Lot 254: Wilhelm Vita, Austrian 1846-1919


(Lot 254) Wilhelm Vita, Austrian 1846-1919- A family gathering; oil on canvas, measuring 100 x 157 cm, is estimated to make £6,000-8,000. The present work exemplifies Vita’s skill as a portrait painter, with the exquisite attention to detail given to each sitter combined with the subtle suggestion of the relationships between family members. Vita’s canvas very much continues in the vein of the 18th-century British tradition of conversation pieces by artists including Johann Zoffany, RA (1733-1810) and Philippe Mercier (1689-1760) and in this way he is imbuing his sitters with a sense of grandeur and gravity. At the same time, however, he gestures towards their more informal relationship as a family unit, with his sitters engaged in there, albeit refined, leisurely and domestic pursuits. The highly-detailed scene is a testament to Vita’s skill as a painter, with his depiction of a lavish interior decorated with rich fabrics and shining gilt recalling the minutely-finished genre scenes of Dutch interior painters such as Gerard ter Borch (1617-1681) and Pieter de Hooch (1629-1684). Amongst his Vita’s sitters include the Austrian Emperor Franz Josef and the Crown Prince Rudolf.
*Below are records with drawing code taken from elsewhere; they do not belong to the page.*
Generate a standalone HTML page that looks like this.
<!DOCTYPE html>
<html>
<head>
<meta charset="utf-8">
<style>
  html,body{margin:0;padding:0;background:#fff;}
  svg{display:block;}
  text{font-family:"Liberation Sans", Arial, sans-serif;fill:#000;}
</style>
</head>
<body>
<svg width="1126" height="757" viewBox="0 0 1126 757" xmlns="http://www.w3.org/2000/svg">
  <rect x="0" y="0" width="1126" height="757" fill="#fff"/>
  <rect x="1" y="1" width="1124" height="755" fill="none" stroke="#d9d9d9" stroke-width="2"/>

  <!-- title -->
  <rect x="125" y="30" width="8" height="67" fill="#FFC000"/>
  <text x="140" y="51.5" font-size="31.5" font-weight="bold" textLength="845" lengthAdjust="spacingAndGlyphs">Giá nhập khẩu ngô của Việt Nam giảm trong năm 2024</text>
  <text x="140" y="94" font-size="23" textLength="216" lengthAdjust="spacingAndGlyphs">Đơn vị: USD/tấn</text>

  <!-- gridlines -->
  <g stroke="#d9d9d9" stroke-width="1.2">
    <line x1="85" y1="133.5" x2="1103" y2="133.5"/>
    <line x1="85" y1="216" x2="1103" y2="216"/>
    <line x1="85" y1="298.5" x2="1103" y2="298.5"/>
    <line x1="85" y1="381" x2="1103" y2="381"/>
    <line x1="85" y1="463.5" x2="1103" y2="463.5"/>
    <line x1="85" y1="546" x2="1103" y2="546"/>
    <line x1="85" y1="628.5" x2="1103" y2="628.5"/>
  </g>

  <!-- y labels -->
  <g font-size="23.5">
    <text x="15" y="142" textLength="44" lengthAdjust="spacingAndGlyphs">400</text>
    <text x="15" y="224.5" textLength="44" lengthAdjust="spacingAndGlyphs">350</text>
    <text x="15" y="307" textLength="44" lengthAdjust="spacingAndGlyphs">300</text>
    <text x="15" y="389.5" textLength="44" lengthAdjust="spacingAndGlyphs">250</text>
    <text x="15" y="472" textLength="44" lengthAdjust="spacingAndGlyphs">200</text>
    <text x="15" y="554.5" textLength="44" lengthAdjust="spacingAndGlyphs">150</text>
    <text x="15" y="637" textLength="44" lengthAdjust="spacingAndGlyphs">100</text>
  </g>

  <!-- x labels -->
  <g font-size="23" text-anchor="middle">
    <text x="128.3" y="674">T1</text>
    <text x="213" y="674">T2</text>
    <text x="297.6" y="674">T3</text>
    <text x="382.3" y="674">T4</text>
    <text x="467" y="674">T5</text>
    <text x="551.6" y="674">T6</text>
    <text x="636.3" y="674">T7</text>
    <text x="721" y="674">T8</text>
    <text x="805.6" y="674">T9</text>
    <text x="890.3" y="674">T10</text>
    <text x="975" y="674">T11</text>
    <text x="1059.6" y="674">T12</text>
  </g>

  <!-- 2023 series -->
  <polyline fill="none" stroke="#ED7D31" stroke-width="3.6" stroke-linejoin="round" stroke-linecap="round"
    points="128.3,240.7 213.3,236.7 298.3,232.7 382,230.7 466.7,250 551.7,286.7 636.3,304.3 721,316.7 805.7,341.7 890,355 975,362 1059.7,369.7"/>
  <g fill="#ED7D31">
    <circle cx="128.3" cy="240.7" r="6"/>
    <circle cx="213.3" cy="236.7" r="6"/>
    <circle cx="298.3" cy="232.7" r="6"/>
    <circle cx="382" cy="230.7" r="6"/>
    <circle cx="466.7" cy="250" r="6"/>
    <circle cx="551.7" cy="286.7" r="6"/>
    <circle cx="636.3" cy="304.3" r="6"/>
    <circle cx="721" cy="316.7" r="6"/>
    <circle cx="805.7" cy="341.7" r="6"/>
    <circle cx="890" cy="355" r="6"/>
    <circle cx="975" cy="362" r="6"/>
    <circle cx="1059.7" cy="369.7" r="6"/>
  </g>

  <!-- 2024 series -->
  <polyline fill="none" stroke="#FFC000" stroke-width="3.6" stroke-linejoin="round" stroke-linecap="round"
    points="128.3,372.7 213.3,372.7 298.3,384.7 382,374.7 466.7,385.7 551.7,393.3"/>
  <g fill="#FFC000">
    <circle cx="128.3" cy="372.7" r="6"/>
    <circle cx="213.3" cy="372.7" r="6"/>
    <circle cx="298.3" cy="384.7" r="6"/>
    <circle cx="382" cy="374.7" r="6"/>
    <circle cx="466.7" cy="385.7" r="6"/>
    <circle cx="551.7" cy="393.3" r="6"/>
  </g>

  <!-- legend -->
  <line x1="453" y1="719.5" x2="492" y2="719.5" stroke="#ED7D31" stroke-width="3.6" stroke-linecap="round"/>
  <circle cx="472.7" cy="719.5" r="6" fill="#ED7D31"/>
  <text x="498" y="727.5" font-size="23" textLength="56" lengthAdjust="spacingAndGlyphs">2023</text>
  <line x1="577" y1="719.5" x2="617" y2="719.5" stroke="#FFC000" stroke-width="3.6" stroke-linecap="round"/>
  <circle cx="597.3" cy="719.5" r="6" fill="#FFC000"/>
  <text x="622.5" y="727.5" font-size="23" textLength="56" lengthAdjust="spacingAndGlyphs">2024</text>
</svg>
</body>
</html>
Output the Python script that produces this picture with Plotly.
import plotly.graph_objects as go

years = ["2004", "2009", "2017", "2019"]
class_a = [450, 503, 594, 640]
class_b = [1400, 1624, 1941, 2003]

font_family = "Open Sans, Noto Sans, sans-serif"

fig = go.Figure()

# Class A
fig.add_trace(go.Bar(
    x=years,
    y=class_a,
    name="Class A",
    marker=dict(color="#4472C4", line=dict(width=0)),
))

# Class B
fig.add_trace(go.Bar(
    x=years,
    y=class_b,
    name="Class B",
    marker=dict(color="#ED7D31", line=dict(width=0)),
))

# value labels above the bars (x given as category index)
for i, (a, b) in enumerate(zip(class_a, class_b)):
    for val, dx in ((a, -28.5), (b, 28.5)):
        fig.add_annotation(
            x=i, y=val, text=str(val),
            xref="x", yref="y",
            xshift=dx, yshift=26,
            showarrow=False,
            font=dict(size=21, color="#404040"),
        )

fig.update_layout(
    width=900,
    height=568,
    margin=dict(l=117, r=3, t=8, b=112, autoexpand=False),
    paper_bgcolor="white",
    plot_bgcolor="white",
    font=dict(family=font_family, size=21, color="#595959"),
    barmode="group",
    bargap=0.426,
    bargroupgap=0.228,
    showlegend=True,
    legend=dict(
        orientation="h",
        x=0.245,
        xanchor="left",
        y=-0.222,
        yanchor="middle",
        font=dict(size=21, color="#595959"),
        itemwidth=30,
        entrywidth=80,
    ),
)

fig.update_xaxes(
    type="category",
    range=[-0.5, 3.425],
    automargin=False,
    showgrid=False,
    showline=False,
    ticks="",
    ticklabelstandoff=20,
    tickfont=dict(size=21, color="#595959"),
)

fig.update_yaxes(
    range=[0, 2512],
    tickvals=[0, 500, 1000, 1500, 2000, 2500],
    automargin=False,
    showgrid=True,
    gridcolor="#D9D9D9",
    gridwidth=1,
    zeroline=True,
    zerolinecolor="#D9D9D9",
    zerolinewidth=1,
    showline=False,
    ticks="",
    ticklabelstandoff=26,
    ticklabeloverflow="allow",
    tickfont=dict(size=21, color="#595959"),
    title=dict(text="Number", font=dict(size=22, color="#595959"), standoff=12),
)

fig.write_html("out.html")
Lot 67: Isaac van Ostade,1621-1649


Coming with an estimate of £5,000-7,000 is lot 67, attributed to Isaac van Ostade, Dutch 1621-1649. The Interior of a barn, with two peasants by a fire; oil on panel, measuring. 35.2 x 28.4 cm rounds up the top highlights on offer within the auction. With a strong provenance, this appears to be a fine early work by the celebrated artist.